#### Input records
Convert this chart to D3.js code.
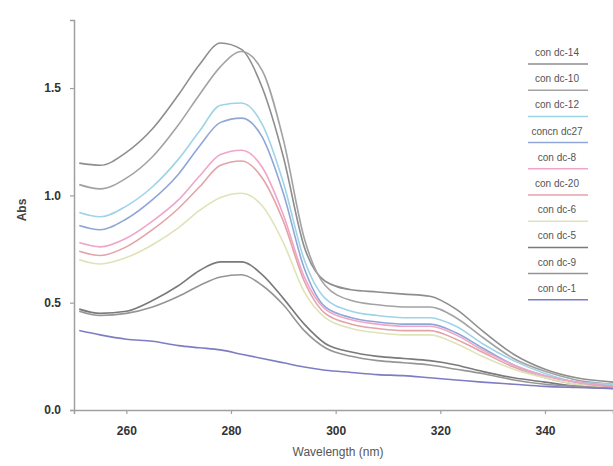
########
#### Input records
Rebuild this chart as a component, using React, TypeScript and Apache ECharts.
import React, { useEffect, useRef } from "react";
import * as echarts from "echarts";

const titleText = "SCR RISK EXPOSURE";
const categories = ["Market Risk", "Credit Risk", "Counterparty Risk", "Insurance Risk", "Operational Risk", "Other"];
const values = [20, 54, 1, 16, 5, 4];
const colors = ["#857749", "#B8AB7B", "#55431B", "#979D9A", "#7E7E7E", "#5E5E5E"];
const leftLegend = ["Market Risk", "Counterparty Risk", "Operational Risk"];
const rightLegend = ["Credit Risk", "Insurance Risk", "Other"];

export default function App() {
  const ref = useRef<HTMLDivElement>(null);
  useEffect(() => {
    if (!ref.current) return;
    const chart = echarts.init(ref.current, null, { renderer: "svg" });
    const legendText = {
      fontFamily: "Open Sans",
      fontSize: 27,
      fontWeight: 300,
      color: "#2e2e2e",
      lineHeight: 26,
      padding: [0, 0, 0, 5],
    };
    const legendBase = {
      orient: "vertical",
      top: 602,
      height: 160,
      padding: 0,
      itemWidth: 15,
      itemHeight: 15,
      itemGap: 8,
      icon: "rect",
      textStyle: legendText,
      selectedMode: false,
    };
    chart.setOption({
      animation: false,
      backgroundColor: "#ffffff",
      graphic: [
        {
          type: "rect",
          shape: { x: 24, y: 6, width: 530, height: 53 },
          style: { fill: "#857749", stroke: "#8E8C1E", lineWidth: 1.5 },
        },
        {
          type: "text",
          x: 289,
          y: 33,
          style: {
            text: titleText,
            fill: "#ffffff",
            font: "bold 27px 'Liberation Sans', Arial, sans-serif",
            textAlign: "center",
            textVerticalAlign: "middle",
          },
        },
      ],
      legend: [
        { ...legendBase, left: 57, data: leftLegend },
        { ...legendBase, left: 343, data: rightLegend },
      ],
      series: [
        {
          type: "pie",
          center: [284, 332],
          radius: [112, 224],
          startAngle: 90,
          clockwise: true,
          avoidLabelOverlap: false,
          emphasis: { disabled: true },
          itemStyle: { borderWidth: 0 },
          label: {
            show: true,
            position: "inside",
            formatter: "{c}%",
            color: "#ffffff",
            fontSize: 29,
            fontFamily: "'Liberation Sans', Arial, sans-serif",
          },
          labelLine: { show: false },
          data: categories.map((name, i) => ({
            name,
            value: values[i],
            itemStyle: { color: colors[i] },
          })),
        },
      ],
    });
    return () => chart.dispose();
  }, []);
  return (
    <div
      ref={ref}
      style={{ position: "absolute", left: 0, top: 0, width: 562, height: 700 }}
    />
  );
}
########
Identify every line above that includes the word "this", and show those lines.

Convert this chart to D3.js code.
Rebuild this chart as a component, using React, TypeScript and Apache ECharts.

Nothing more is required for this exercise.